If you want to check the residual
rates of current model cars look in the Black Book which may be
available at your local bank in its auto loan department.
Remember that the residual value
is different each year. It might be 70percent after one year,
60 percent after two, 50 percent after three, and so on.
END
OF LEASE CHARGES
A disposition fee may be required
by some dealers or leasing companies when the car is turned in at
lease end.
Be sure to check the leasing contract
for all required charges, and remember that you are responsible
for taxes, title and license fees and insurance.
MILEAGE ALLOWANCE
In a typical closed-end lease,
you may drive 15,000 miles per year without mileage adjustment.
this mileage figure is based on the average driver.

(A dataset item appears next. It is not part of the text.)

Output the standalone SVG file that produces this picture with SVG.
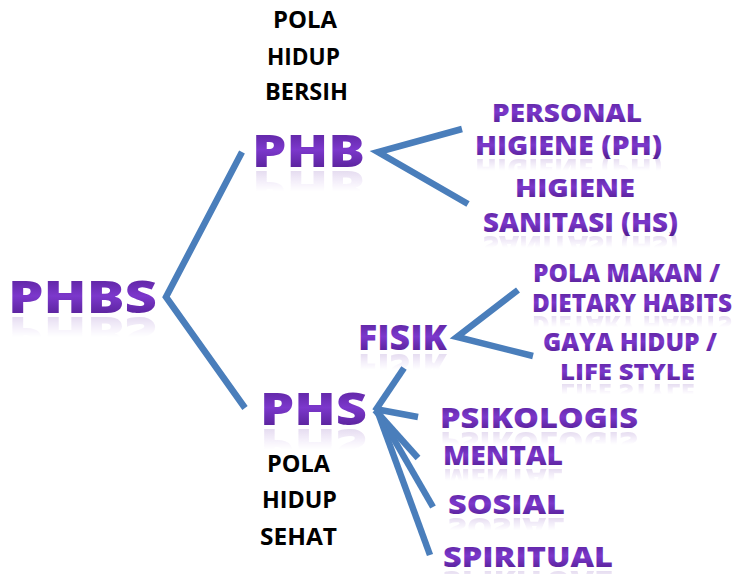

If you
need more than 15,000 miles per year, you may want to include an
adjustment for the extra miles in your lease payment.
Allowances for miles are usually
less expensive if prepaid at the beginning of the lease, more expensive
if paid at the end. Also prepaid miles that are not used are typically
refunded.
WHEN THE LEASE EXPIRES
If you decide to return the vehicle to the dealer
or leasing company at the scheduled end of the term, a turn-in date
will be arranged when the vehicle is inspected for excess wear and
tear or other damages, and the vehicle's odometer is checked. You
should review the vehicle condition report carefully and discuss
it with the person doing the inspection.
If you are charged for damages, or if you have excess
mileage over the standard miles allowed, these costs may be deducted
from the security deposit. You should ask your dealer about the
lease-end process at lease inception.
Prepaid additional mileage that you do not use may
be reimbursed at the original amount paid.
With an open-end lease, the leasing company appraises
and sells the vehicle, and compares this amount to the estimated
residual value stated in your leasing contract. If more money is
owed to the leasing company over and above the security deposit,
you must pay the leasing company. If no charges are assessed, your
original security deposit is refunded to you.